— Begin SUPPLIED INFORMATION —
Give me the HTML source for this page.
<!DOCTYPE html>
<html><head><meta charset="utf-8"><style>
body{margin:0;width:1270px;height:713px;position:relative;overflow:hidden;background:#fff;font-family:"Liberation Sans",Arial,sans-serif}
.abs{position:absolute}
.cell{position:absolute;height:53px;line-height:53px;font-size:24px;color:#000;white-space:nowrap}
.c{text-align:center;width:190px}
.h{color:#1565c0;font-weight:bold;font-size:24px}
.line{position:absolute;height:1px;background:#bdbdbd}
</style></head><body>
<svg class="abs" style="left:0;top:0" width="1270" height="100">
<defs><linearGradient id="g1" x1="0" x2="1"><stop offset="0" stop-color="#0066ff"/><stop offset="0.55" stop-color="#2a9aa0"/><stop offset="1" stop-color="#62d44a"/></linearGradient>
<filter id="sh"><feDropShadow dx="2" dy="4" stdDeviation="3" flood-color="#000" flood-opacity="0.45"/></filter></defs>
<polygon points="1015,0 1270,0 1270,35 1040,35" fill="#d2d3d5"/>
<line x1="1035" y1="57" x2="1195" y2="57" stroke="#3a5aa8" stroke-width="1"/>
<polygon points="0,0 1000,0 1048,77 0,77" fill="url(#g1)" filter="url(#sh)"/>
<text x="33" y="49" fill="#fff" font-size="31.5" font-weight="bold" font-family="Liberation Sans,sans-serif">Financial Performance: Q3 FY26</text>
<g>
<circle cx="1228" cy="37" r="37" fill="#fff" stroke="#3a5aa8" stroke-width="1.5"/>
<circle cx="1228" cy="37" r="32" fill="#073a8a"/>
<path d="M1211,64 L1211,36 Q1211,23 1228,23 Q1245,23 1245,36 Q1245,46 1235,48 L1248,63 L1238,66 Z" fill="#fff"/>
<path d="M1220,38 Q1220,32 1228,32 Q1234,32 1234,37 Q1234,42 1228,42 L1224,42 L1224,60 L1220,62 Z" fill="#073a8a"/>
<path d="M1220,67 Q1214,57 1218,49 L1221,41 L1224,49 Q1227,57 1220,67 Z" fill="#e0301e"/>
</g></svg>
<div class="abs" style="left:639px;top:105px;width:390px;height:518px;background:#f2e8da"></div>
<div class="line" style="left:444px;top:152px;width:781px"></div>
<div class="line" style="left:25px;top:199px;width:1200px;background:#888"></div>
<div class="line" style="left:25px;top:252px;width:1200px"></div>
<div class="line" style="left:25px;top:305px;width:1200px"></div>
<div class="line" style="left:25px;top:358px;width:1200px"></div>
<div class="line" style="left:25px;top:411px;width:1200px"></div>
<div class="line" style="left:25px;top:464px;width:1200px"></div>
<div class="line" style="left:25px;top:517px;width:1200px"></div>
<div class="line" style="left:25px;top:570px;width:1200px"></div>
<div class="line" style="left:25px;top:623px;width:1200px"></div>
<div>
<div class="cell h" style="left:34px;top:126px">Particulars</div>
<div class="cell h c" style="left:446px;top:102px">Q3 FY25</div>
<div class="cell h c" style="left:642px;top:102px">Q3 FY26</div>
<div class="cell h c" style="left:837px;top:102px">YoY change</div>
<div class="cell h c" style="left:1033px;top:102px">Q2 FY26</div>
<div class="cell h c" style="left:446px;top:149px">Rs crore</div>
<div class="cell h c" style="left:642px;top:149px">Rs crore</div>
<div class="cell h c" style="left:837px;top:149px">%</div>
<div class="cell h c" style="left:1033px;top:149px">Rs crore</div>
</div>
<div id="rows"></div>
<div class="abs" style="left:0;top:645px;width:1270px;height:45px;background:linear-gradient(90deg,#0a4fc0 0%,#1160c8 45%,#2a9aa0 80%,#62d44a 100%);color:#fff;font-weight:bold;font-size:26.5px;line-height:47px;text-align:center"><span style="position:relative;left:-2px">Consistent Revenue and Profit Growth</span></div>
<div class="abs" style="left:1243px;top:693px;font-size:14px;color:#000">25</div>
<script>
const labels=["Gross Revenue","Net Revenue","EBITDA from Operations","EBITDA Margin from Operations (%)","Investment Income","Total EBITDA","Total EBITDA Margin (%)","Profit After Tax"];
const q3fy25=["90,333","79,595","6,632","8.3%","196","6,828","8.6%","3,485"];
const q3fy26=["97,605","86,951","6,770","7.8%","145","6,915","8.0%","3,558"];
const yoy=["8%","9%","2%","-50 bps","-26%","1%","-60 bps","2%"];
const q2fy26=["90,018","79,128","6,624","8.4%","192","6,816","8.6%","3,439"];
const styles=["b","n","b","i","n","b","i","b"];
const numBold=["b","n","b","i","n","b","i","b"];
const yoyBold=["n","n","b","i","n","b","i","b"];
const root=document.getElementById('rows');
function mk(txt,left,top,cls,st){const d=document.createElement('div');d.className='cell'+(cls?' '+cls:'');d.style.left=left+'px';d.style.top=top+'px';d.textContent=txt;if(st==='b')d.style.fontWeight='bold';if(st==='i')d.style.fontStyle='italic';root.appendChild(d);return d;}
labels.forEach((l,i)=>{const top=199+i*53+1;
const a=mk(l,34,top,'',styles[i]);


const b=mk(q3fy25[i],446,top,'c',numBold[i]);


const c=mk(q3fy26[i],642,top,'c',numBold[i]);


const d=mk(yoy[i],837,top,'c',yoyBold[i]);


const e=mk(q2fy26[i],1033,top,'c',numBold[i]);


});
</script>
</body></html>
— End SUPPLIED INFORMATION —
(WRITTEN INSTRUCTION) Restate the whole listing exactly.

(EXERCISE RESULT)
Give me the HTML source for this page.
<!DOCTYPE html>
<html><head><meta charset="utf-8"><style>
body{margin:0;width:1270px;height:713px;position:relative;overflow:hidden;background:#fff;font-family:"Liberation Sans",Arial,sans-serif}
.abs{position:absolute}
.cell{position:absolute;height:53px;line-height:53px;font-size:24px;color:#000;white-space:nowrap}
.c{text-align:center;width:190px}
.h{color:#1565c0;font-weight:bold;font-size:24px}
.line{position:absolute;height:1px;background:#bdbdbd}
</style></head><body>
<svg class="abs" style="left:0;top:0" width="1270" height="100">
<defs><linearGradient id="g1" x1="0" x2="1"><stop offset="0" stop-color="#0066ff"/><stop offset="0.55" stop-color="#2a9aa0"/><stop offset="1" stop-color="#62d44a"/></linearGradient>
<filter id="sh"><feDropShadow dx="2" dy="4" stdDeviation="3" flood-color="#000" flood-opacity="0.45"/></filter></defs>
<polygon points="1015,0 1270,0 1270,35 1040,35" fill="#d2d3d5"/>
<line x1="1035" y1="57" x2="1195" y2="57" stroke="#3a5aa8" stroke-width="1"/>
<polygon points="0,0 1000,0 1048,77 0,77" fill="url(#g1)" filter="url(#sh)"/>
<text x="33" y="49" fill="#fff" font-size="31.5" font-weight="bold" font-family="Liberation Sans,sans-serif">Financial Performance: Q3 FY26</text>
<g>
<circle cx="1228" cy="37" r="37" fill="#fff" stroke="#3a5aa8" stroke-width="1.5"/>
<circle cx="1228" cy="37" r="32" fill="#073a8a"/>
<path d="M1211,64 L1211,36 Q1211,23 1228,23 Q1245,23 1245,36 Q1245,46 1235,48 L1248,63 L1238,66 Z" fill="#fff"/>
<path d="M1220,38 Q1220,32 1228,32 Q1234,32 1234,37 Q1234,42 1228,42 L1224,42 L1224,60 L1220,62 Z" fill="#073a8a"/>
<path d="M1220,67 Q1214,57 1218,49 L1221,41 L1224,49 Q1227,57 1220,67 Z" fill="#e0301e"/>
</g></svg>
<div class="abs" style="left:639px;top:105px;width:390px;height:518px;background:#f2e8da"></div>
<div class="line" style="left:444px;top:152px;width:781px"></div>
<div class="line" style="left:25px;top:199px;width:1200px;background:#888"></div>
<div class="line" style="left:25px;top:252px;width:1200px"></div>
<div class="line" style="left:25px;top:305px;width:1200px"></div>
<div class="line" style="left:25px;top:358px;width:1200px"></div>
<div class="line" style="left:25px;top:411px;width:1200px"></div>
<div class="line" style="left:25px;top:464px;width:1200px"></div>
<div class="line" style="left:25px;top:517px;width:1200px"></div>
<div class="line" style="left:25px;top:570px;width:1200px"></div>
<div class="line" style="left:25px;top:623px;width:1200px"></div>
<div>
<div class="cell h" style="left:34px;top:126px">Particulars</div>
<div class="cell h c" style="left:446px;top:102px">Q3 FY25</div>
<div class="cell h c" style="left:642px;top:102px">Q3 FY26</div>
<div class="cell h c" style="left:837px;top:102px">YoY change</div>
<div class="cell h c" style="left:1033px;top:102px">Q2 FY26</div>
<div class="cell h c" style="left:446px;top:149px">Rs crore</div>
<div class="cell h c" style="left:642px;top:149px">Rs crore</div>
<div class="cell h c" style="left:837px;top:149px">%</div>
<div class="cell h c" style="left:1033px;top:149px">Rs crore</div>
</div>
<div id="rows"></div>
<div class="abs" style="left:0;top:645px;width:1270px;height:45px;background:linear-gradient(90deg,#0a4fc0 0%,#1160c8 45%,#2a9aa0 80%,#62d44a 100%);color:#fff;font-weight:bold;font-size:26.5px;line-height:47px;text-align:center"><span style="position:relative;left:-2px">Consistent Revenue and Profit Growth</span></div>
<div class="abs" style="left:1243px;top:693px;font-size:14px;color:#000">25</div>
<script>
const labels=["Gross Revenue","Net Revenue","EBITDA from Operations","EBITDA Margin from Operations (%)","Investment Income","Total EBITDA","Total EBITDA Margin (%)","Profit After Tax"];
const q3fy25=["90,333","79,595","6,632","8.3%","196","6,828","8.6%","3,485"];
const q3fy26=["97,605","86,951","6,770","7.8%","145","6,915","8.0%","3,558"];
const yoy=["8%","9%","2%","-50 bps","-26%","1%","-60 bps","2%"];
const q2fy26=["90,018","79,128","6,624","8.4%","192","6,816","8.6%","3,439"];
const styles=["b","n","b","i","n","b","i","b"];
const numBold=["b","n","b","i","n","b","i","b"];
const yoyBold=["n","n","b","i","n","b","i","b"];
const root=document.getElementById('rows');
function mk(txt,left,top,cls,st){const d=document.createElement('div');d.className='cell'+(cls?' '+cls:'');d.style.left=left+'px';d.style.top=top+'px';d.textContent=txt;if(st==='b')d.style.fontWeight='bold';if(st==='i')d.style.fontStyle='italic';root.appendChild(d);return d;}
labels.forEach((l,i)=>{const top=199+i*53+1;
const a=mk(l,34,top,'',styles[i]);


const b=mk(q3fy25[i],446,top,'c',numBold[i]);


const c=mk(q3fy26[i],642,top,'c',numBold[i]);


const d=mk(yoy[i],837,top,'c',yoyBold[i]);


const e=mk(q2fy26[i],1033,top,'c',numBold[i]);


});
</script>
</body></html>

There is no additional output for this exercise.